TASK TO CARRY OUT: Leaving out every picture, copy the lines of the data exactly, from the first through the line containing "const intensityMax = 560;".

DATA EXCERPT:
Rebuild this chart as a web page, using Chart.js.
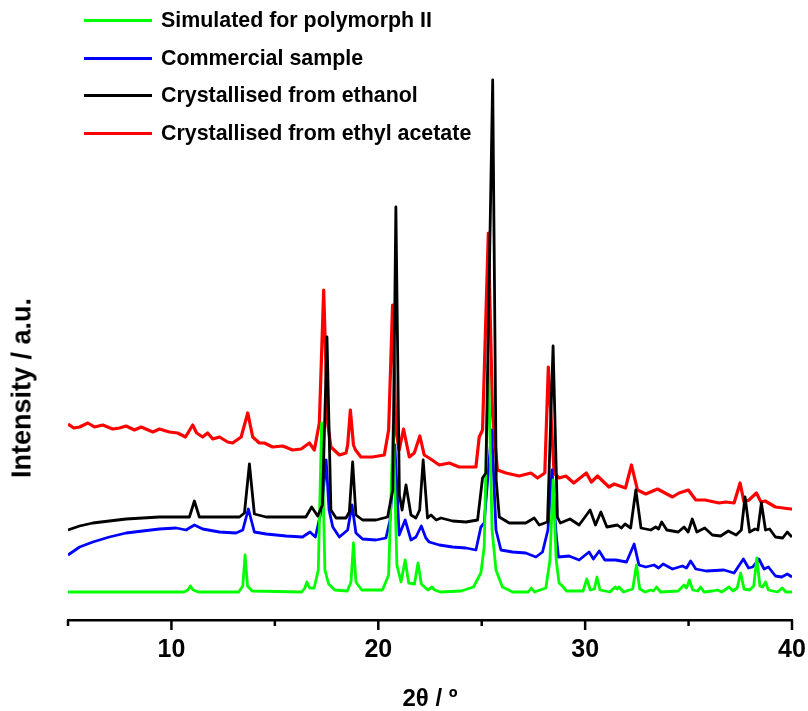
<!DOCTYPE html>
<html>
<head>
<meta charset="utf-8">
<title>PXRD patterns</title>
<script src="https://cdn.jsdelivr.net/npm/chart.js@4.4.1/dist/chart.umd.min.js"></script>
<style>
    body { margin: 0; background: #fff; }
    #wrap { position: relative; width: 808px; height: 711px; font-family: Arial, 'Liberation Sans', sans-serif; color: #000; }
    #xrdChart { position: absolute; left: 0; top: 0; }
    .xrd-legend { position: absolute; left: 84px; top: 2px; }
    .xrd-legend-row { display: flex; align-items: center; height: 37.6px; font-weight: bold; font-size: 21.4px; white-space: nowrap; }
    .xrd-legend-line { display: inline-block; width: 68px; height: 3px; margin-right: 9px; }
    .xrd-y-title { position: absolute; left: 22px; top: 388px; transform: translate(-50%, -50%) rotate(-90deg); font-weight: bold; font-size: 27px; white-space: nowrap; }
</style>
</head>
<body>
<div id="wrap">
    <canvas id="xrdChart" width="808" height="711"></canvas>
    <div class="xrd-legend" id="xrdLegend"></div>
    <div class="xrd-y-title">Intensity / a.u.</div>
</div>
<script>
// legend order, top to bottom
const seriesNames = ['Simulated for polymorph II', 'Commercial sample', 'Crystallised from ethanol', 'Crystallised from ethyl acetate'];
const seriesColors = ['#00ff00', '#0000ff', '#000000', '#ff0000'];
// drawing order: black on top, red at the back
const seriesOrder = [1, 2, 0, 3];

const angleMin = 5;
const angleMax = 40;
const angleStep = 5;
const intensityMax = 560;

// [2theta, intensity]
const simulatedPattern = [
    [5, 28], [10.6, 28], [10.8, 30], [10.92, 34], [11.05, 30], [11.3, 28], [13.25, 28], [13.45, 34], [13.56, 65],
    [13.68, 34], [13.9, 29], [16.3, 28], [16.45, 32], [16.55, 38], [16.68, 32], [16.9, 32], [17.1, 50], [17.26, 197],
    [17.42, 50], [17.6, 36], [17.9, 30], [18.5, 29], [18.68, 38], [18.8, 77], [18.92, 38], [19.2, 30], [20.2, 30],
    [20.5, 45], [20.72, 195], [20.9, 55], [21.1, 38], [21.3, 60], [21.47, 37], [21.75, 36], [21.92, 57], [22.08, 36],
    [22.4, 30], [22.6, 33], [22.72, 30], [23.0, 28], [24.0, 29], [24.6, 33], [24.96, 47], [25.12, 73], [25.32, 260],
    [25.5, 90], [25.69, 50], [26.0, 33], [26.5, 28], [27.25, 28], [27.4, 32], [27.55, 28], [28.1, 32], [28.3, 60],
    [28.45, 140], [28.6, 60], [28.74, 37], [28.9, 34], [29.1, 29], [29.9, 29], [30.08, 41], [30.25, 30], [30.45, 31],
    [30.57, 43], [30.72, 30], [31.2, 28], [31.45, 33], [31.55, 31], [31.64, 33], [31.85, 28], [32.3, 31], [32.48, 55],
    [32.64, 31], [32.9, 28], [33.17, 30], [33.3, 29], [33.45, 33], [33.65, 28], [34.5, 29], [34.78, 35], [34.9, 32],
    [35.04, 40], [35.2, 30], [35.45, 29], [35.58, 33], [35.75, 28], [36.15, 29], [36.4, 30], [36.6, 28], [36.96, 33],
    [37.15, 29], [37.35, 32], [37.52, 47], [37.68, 31], [37.95, 30], [38.15, 34], [38.3, 62], [38.45, 34], [38.58, 33],
    [38.72, 38], [38.86, 30], [39.3, 28], [39.53, 32], [39.7, 28], [40, 28]
];

const commercialPattern = [
    [5, 65], [5.56, 73], [6.2, 78], [7.0, 83], [7.81, 87], [8.61, 89], [9.42, 91], [10.23, 92], [10.71, 90], [11.11, 95],
    [11.51, 91], [12.32, 88], [13.12, 87], [13.45, 90], [13.72, 111], [14.01, 88], [14.58, 86], [15.54, 84], [16.34, 83],
    [16.7, 88], [16.96, 83], [17.25, 110], [17.48, 160], [17.62, 110], [17.8, 93], [18.12, 83], [18.52, 90], [18.73, 115],
    [18.92, 87], [19.24, 81], [19.89, 80], [20.37, 82], [20.57, 100], [20.8, 175], [21.01, 85], [21.3, 100], [21.58, 80],
    [21.82, 83], [22.08, 94], [22.3, 82], [22.46, 78], [22.95, 75], [23.59, 73], [24.24, 72], [24.72, 70], [24.96, 93],
    [25.12, 97], [25.48, 190], [25.69, 90], [25.93, 70], [26.49, 68], [27.13, 67], [27.62, 63], [27.94, 68], [28.2, 90],
    [28.4, 150], [28.6, 85], [28.71, 63], [29.22, 64], [29.71, 60], [30.19, 68], [30.4, 61], [30.68, 69], [30.95, 60],
    [31.48, 60], [32.0, 58], [32.37, 76], [32.6, 55], [32.93, 53], [33.33, 55], [33.55, 52], [33.77, 56], [34.22, 51],
    [34.7, 54], [34.9, 52], [35.1, 59], [35.35, 51], [35.85, 49], [36.71, 50], [37.2, 47], [37.65, 61], [37.9, 52],
    [38.1, 53], [38.4, 61], [38.65, 51], [38.86, 53], [39.2, 44], [39.5, 43], [39.77, 46], [40, 43]
];

const ethanolPattern = [
    [5, 90], [5.56, 94], [6.2, 97], [7.0, 99], [7.81, 101], [8.61, 102], [9.42, 103], [10.55, 103], [10.87, 103],
    [11.11, 119], [11.35, 103], [12.32, 103], [13.29, 103], [13.53, 107], [13.77, 156], [14.01, 106], [14.58, 103],
    [15.86, 103], [16.5, 103], [16.78, 113], [17.07, 104], [17.3, 115], [17.52, 283], [17.71, 110], [17.96, 102],
    [18.44, 102], [18.6, 108], [18.76, 158], [18.92, 105], [19.24, 100], [19.89, 100], [20.45, 103], [20.7, 130],
    [20.85, 413], [21.02, 125], [21.15, 110], [21.34, 135], [21.58, 105], [21.82, 102], [22.0, 110], [22.17, 160],
    [22.38, 102], [22.55, 105], [22.8, 100], [23.03, 102], [23.59, 99], [24.24, 98], [24.8, 100], [25.04, 142],
    [25.2, 147], [25.53, 540], [25.7, 140], [25.85, 103], [26.33, 97], [27.13, 97], [27.54, 102], [27.78, 95],
    [28.18, 98], [28.45, 274], [28.66, 103], [28.8, 97], [29.27, 101], [29.71, 95], [30.24, 110], [30.5, 95],
    [30.76, 108], [31.05, 93], [31.56, 95], [31.75, 92], [31.93, 96], [32.2, 92], [32.45, 130], [32.7, 92], [33.17, 90],
    [33.41, 93], [33.55, 91], [33.7, 98], [33.95, 90], [34.5, 88], [34.78, 93], [34.98, 88], [35.18, 101], [35.4, 88],
    [35.78, 92], [36.15, 85], [36.55, 84], [36.92, 89], [37.3, 85], [37.55, 90], [37.73, 123], [37.95, 88], [38.21, 91],
    [38.35, 90], [38.52, 117], [38.72, 90], [38.92, 91], [39.2, 83], [39.55, 82], [39.77, 88], [40, 83]
];

const ethylAcetatePattern = [
    [5, 196], [5.28, 192], [5.56, 193], [5.96, 197], [6.28, 193], [6.68, 195], [7.16, 191], [7.49, 192], [7.81, 194],
    [8.21, 190], [8.54, 193], [9.1, 188], [9.42, 191], [9.9, 188], [10.3, 187], [10.68, 183], [11.03, 195], [11.22, 187],
    [11.51, 183], [11.75, 187], [12.0, 181], [12.32, 183], [12.72, 178], [12.96, 177], [13.37, 183], [13.69, 207],
    [13.93, 183], [14.25, 177], [14.49, 177], [14.89, 173], [15.38, 174], [15.86, 170], [16.27, 171], [16.67, 177],
    [16.91, 170], [17.15, 197], [17.36, 330], [17.55, 197], [17.71, 173], [18.12, 165], [18.44, 167], [18.52, 175],
    [18.65, 210], [18.8, 175], [18.9, 170], [19.16, 163], [19.72, 163], [20.29, 165], [20.5, 190], [20.69, 315],
    [20.85, 190], [21.01, 170], [21.22, 191], [21.5, 163], [21.74, 167], [22.01, 184], [22.22, 165], [22.46, 162],
    [22.95, 155], [23.43, 157], [23.91, 153], [24.48, 153], [24.72, 153], [24.88, 183], [25.04, 190], [25.32, 387],
    [25.52, 207], [25.76, 150], [26.17, 147], [26.81, 144], [27.38, 147], [27.7, 142], [28.05, 147], [28.22, 253],
    [28.5, 147], [28.74, 142], [29.07, 144], [29.45, 137], [30.06, 147], [30.3, 138], [30.6, 144], [31.15, 133],
    [31.4, 136], [31.95, 132], [32.24, 155], [32.53, 130], [32.93, 126], [33.5, 131], [34.22, 123], [34.54, 127],
    [34.99, 130], [35.35, 120], [35.8, 120], [36.47, 117], [36.8, 118], [37.2, 117], [37.49, 137], [37.68, 118],
    [37.92, 120], [38.28, 127], [38.5, 118], [38.7, 119], [39.2, 113], [39.94, 111], [40, 111]
];

const seriesPatterns = [simulatedPattern, commercialPattern, ethanolPattern, ethylAcetatePattern];

function toPoints(pattern) {
    return pattern.map(function(pair) {
        return { x: pair[0], y: pair[1] };
    });
}

function buildLegend() {
    const box = document.getElementById('xrdLegend');
    seriesNames.forEach(function(name, i) {
        const row = document.createElement('div');
        row.className = 'xrd-legend-row';
        const line = document.createElement('span');
        line.className = 'xrd-legend-line';
        line.style.background = seriesColors[i];
        const label = document.createElement('span');
        label.textContent = name;
        row.appendChild(line);
        row.appendChild(label);
        box.appendChild(row);
    });
}

// origin style ticks: long at labelled values, short in between
const axisTickMarks = {
    id: 'axisTickMarks',
    afterDraw: function(chart) {
        const xScale = chart.scales.x;
        const ctx = chart.ctx;
        ctx.save();
        ctx.strokeStyle = '#000';
        ctx.lineWidth = 2.5;
        xScale.ticks.forEach(function(tick) {
            const px = xScale.getPixelForValue(tick.value);
            const len = tick.value % 10 === 0 ? 10 : 6;
            ctx.beginPath();
            ctx.moveTo(px, xScale.top);
            ctx.lineTo(px, xScale.top + len);
            ctx.stroke();
        });
        ctx.restore();
    }
};

function createXrdChart() {
    const canvas = document.getElementById('xrdChart');
    const fontFamily = "Arial, 'Liberation Sans', sans-serif";

    const datasets = seriesPatterns.map(function(pattern, i) {
        return {
            label: seriesNames[i],
            data: toPoints(pattern),
            borderColor: seriesColors[i],
            backgroundColor: seriesColors[i],
            borderWidth: i === 3 ? 3.2 : 2.8,
            borderJoinStyle: 'round',
            pointRadius: 0,
            tension: 0,
            order: seriesOrder[i]
        };
    });

    window.xrdChart = new Chart(canvas, {
        type: 'line',
        data: { datasets: datasets },
        options: {
            responsive: false,
            animation: false,
            events: [],
            layout: {
                padding: { left: 68, right: 16, top: 60, bottom: 0 }
            },
            plugins: {
                legend: { display: false },
                tooltip: { enabled: false }
            },
            scales: {
                x: {
                    type: 'linear',
                    min: angleMin,
                    max: angleMax,
                    grid: { display: false, drawTicks: true, tickLength: 10 },
                    border: { display: true, color: '#000', width: 2.5 },
                    ticks: {
                        stepSize: angleStep,
                        autoSkip: false,
                        maxRotation: 0,
                        color: '#000',
                        padding: 5,
                        font: { size: 25, weight: 'bold', family: fontFamily },
                        callback: function(value) {
                            return value % 10 === 0 ? value : '';
                        }
                    },
                    title: {
                        display: true,
                        text: '2θ / º',
                        color: '#000',
                        padding: { top: 0, bottom: 0 },
                        font: { size: 24, weight: 'bold', family: fontFamily, lineHeight: 1 }
                    },
                    afterFit: function(scale) {
                        // plot edges come from the layout padding, not the end labels
                        scale.height = 91;
                        scale.paddingLeft = 0;
                        scale.paddingRight = 0;
                    }
                },
                y: {
                    display: false,
                    min: 0,
                    max: intensityMax
                }
            }
        },
        plugins: [axisTickMarks]
    });
}

buildLegend();
createXrdChart();
</script>
</body>
</html>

THE REPLY:
Rebuild this chart as a web page, using Chart.js.
<!DOCTYPE html>
<html>
<head>
<meta charset="utf-8">
<title>PXRD patterns</title>
<script src="https://cdn.jsdelivr.net/npm/chart.js@4.4.1/dist/chart.umd.min.js"></script>
<style>
    body { margin: 0; background: #fff; }
    #wrap { position: relative; width: 808px; height: 711px; font-family: Arial, 'Liberation Sans', sans-serif; color: #000; }
    #xrdChart { position: absolute; left: 0; top: 0; }
    .xrd-legend { position: absolute; left: 84px; top: 2px; }
    .xrd-legend-row { display: flex; align-items: center; height: 37.6px; font-weight: bold; font-size: 21.4px; white-space: nowrap; }
    .xrd-legend-line { display: inline-block; width: 68px; height: 3px; margin-right: 9px; }
    .xrd-y-title { position: absolute; left: 22px; top: 388px; transform: translate(-50%, -50%) rotate(-90deg); font-weight: bold; font-size: 27px; white-space: nowrap; }
</style>
</head>
<body>
<div id="wrap">
    <canvas id="xrdChart" width="808" height="711"></canvas>
    <div class="xrd-legend" id="xrdLegend"></div>
    <div class="xrd-y-title">Intensity / a.u.</div>
</div>
<script>
// legend order, top to bottom
const seriesNames = ['Simulated for polymorph II', 'Commercial sample', 'Crystallised from ethanol', 'Crystallised from ethyl acetate'];
const seriesColors = ['#00ff00', '#0000ff', '#000000', '#ff0000'];
// drawing order: black on top, red at the back
const seriesOrder = [1, 2, 0, 3];

const angleMin = 5;
const angleMax = 40;
const angleStep = 5;
const intensityMax = 560;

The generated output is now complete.